Your instructions
Your task is to repeat only the lines from the one with "Emit a Python" through the one with "effect_y = [1, 2, 3]", exactly as they stand, both ends included.

:::

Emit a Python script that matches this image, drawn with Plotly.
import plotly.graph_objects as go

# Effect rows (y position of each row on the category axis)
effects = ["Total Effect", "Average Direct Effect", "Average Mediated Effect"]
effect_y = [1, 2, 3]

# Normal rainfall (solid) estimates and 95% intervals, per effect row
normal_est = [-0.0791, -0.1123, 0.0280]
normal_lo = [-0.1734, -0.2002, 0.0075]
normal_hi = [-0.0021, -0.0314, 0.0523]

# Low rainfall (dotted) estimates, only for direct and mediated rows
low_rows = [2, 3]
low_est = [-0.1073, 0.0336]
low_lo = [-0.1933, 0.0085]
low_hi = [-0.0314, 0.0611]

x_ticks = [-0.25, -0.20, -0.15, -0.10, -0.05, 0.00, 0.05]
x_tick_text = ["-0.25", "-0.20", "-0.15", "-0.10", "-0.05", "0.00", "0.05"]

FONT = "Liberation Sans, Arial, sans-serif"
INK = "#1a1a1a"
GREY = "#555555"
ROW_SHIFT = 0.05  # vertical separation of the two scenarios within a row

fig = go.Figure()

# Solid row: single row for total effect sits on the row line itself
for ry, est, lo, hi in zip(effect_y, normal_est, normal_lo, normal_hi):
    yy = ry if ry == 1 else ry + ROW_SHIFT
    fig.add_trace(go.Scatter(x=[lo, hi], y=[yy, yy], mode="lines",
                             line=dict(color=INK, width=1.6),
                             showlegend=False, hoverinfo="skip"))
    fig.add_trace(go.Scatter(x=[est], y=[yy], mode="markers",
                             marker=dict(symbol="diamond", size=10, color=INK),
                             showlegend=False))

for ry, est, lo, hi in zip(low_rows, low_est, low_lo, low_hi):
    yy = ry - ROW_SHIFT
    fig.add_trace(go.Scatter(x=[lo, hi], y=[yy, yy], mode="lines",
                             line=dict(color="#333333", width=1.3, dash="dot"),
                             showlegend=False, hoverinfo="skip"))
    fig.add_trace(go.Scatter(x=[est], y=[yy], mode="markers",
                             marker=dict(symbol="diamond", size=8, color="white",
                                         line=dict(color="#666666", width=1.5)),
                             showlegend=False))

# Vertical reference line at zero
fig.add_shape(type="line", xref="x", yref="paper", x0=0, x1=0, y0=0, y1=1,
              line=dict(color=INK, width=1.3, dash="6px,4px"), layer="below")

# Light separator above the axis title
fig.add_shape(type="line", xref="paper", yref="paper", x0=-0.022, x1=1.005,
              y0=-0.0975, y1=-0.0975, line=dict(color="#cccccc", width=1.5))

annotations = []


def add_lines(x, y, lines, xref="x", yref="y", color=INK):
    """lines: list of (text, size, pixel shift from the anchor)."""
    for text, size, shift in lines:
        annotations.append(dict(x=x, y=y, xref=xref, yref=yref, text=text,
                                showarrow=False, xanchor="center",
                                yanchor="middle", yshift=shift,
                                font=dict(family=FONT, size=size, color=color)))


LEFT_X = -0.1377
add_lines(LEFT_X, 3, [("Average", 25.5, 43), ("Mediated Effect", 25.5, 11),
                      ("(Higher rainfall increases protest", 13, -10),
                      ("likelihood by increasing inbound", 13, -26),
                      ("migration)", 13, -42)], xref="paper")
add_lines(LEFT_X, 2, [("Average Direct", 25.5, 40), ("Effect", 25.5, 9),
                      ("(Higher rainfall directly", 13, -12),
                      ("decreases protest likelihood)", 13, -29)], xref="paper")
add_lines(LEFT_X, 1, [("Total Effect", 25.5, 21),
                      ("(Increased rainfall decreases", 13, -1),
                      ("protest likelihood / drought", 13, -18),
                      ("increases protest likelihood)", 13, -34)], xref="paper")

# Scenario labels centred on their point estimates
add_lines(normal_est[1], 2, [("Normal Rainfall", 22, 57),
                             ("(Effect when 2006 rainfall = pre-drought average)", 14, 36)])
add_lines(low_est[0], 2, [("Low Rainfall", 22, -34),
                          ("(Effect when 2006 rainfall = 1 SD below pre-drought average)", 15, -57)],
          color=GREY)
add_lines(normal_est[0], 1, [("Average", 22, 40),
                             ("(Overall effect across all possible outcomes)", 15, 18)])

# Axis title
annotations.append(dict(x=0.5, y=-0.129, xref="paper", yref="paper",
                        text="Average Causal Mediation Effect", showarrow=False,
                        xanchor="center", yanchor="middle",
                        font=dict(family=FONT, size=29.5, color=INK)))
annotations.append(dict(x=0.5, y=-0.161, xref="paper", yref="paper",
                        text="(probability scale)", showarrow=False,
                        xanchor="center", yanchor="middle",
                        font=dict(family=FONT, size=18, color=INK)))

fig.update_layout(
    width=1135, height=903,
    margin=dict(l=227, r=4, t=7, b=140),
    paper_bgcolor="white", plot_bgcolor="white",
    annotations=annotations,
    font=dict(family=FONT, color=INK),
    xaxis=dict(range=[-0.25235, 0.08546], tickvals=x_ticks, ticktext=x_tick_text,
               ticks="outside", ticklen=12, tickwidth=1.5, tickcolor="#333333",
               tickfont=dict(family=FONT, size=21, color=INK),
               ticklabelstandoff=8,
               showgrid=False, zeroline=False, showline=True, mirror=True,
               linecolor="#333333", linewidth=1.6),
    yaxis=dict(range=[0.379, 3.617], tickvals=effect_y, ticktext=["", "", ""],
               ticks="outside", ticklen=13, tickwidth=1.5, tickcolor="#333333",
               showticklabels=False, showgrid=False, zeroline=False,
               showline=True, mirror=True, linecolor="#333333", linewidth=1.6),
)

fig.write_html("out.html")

:::

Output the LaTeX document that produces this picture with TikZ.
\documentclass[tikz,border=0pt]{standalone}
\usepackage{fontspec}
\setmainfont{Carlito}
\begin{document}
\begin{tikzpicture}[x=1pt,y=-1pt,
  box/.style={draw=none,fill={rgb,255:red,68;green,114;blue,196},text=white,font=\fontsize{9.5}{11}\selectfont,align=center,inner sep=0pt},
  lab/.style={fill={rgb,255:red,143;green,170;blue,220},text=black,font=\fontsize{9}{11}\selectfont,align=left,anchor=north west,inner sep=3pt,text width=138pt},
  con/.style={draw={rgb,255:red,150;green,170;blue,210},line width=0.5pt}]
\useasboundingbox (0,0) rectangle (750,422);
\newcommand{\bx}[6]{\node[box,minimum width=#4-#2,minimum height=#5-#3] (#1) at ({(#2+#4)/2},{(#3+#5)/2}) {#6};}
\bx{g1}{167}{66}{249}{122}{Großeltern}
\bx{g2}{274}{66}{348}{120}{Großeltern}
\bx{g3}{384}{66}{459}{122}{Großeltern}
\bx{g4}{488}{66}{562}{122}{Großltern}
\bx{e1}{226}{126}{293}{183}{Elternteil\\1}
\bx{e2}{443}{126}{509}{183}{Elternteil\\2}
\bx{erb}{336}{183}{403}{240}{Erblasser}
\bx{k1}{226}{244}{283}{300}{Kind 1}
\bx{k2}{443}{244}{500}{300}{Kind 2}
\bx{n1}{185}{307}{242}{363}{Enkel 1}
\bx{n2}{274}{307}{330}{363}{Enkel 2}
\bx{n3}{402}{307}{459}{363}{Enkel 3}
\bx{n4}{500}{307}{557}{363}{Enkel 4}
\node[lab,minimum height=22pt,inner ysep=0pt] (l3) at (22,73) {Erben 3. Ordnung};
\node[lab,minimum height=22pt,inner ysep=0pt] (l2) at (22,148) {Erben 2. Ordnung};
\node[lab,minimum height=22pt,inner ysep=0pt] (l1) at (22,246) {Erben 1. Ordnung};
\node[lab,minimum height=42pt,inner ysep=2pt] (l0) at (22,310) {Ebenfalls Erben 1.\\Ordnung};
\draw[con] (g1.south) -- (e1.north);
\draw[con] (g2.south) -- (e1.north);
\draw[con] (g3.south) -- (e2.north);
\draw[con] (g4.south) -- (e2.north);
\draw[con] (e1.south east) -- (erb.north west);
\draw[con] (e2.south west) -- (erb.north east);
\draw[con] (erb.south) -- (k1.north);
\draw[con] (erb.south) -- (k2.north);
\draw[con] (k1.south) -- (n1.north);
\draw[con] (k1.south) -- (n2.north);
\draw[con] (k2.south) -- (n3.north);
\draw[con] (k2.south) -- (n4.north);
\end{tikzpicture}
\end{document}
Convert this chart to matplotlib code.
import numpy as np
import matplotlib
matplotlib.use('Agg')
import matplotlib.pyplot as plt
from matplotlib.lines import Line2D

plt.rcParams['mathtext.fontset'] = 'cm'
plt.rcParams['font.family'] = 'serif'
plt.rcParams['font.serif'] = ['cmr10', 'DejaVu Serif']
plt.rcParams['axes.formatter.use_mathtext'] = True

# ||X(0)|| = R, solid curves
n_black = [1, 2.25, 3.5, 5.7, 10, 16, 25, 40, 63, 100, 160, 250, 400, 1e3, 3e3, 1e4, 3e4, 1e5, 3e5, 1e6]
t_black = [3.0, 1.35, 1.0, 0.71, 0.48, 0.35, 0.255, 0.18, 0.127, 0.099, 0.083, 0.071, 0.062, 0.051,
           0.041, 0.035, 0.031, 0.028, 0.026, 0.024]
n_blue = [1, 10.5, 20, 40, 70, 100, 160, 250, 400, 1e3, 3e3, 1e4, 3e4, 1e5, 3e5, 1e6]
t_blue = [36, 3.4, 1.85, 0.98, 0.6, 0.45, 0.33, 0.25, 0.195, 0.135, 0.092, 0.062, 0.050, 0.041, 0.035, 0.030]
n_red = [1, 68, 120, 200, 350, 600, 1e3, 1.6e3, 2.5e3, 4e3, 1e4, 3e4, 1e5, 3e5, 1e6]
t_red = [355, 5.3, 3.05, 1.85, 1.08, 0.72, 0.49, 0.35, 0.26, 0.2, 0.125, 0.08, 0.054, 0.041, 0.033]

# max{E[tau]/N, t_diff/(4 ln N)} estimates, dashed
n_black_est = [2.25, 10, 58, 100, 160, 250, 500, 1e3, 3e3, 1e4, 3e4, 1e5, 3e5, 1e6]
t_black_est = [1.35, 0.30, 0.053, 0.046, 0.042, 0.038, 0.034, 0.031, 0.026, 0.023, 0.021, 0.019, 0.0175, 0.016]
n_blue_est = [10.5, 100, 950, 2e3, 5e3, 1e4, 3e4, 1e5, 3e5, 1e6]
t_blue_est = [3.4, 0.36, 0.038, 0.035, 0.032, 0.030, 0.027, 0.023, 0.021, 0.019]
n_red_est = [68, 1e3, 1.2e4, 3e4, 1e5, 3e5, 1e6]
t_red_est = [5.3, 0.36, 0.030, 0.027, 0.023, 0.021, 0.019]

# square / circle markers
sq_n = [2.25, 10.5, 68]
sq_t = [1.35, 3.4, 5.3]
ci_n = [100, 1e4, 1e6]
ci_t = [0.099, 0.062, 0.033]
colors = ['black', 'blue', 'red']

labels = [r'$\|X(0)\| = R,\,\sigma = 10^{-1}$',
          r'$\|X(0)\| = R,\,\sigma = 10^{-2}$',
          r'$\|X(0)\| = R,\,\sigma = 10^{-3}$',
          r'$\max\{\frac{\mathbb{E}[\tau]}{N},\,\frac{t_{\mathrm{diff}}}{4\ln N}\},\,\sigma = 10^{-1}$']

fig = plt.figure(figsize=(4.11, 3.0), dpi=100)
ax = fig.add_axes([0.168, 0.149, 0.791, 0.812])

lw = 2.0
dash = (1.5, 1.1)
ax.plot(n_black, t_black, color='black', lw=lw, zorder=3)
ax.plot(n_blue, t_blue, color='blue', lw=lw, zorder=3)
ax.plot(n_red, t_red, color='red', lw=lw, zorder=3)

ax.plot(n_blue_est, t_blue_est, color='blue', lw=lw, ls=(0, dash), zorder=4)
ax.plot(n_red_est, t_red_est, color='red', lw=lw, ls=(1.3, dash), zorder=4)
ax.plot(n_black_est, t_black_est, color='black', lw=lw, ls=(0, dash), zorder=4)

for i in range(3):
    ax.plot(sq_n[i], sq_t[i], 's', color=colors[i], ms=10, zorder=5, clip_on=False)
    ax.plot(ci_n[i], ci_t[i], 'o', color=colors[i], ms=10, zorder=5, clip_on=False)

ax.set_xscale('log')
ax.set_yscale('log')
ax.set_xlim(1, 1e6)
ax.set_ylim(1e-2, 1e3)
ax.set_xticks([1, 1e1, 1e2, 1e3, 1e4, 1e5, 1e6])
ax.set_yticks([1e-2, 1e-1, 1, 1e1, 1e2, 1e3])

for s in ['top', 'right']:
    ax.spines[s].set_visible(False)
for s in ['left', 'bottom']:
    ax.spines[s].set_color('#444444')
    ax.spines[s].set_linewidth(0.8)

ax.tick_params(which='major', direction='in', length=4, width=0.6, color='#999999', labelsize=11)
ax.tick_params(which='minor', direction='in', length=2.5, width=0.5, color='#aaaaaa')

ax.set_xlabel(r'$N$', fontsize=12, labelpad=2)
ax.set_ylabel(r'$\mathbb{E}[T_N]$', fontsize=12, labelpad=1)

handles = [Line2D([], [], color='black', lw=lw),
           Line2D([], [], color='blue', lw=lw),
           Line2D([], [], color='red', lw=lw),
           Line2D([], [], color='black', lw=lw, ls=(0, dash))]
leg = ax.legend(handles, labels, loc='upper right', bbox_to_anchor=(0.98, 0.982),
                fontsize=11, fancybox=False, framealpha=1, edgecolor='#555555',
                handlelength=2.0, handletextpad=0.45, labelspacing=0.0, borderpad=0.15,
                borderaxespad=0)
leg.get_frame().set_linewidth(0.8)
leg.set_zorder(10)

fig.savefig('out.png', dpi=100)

:::

Solution below
Emit a Python script that matches this image, drawn with Plotly.
import plotly.graph_objects as go

# Effect rows (y position of each row on the category axis)
effects = ["Total Effect", "Average Direct Effect", "Average Mediated Effect"]
effect_y = [1, 2, 3]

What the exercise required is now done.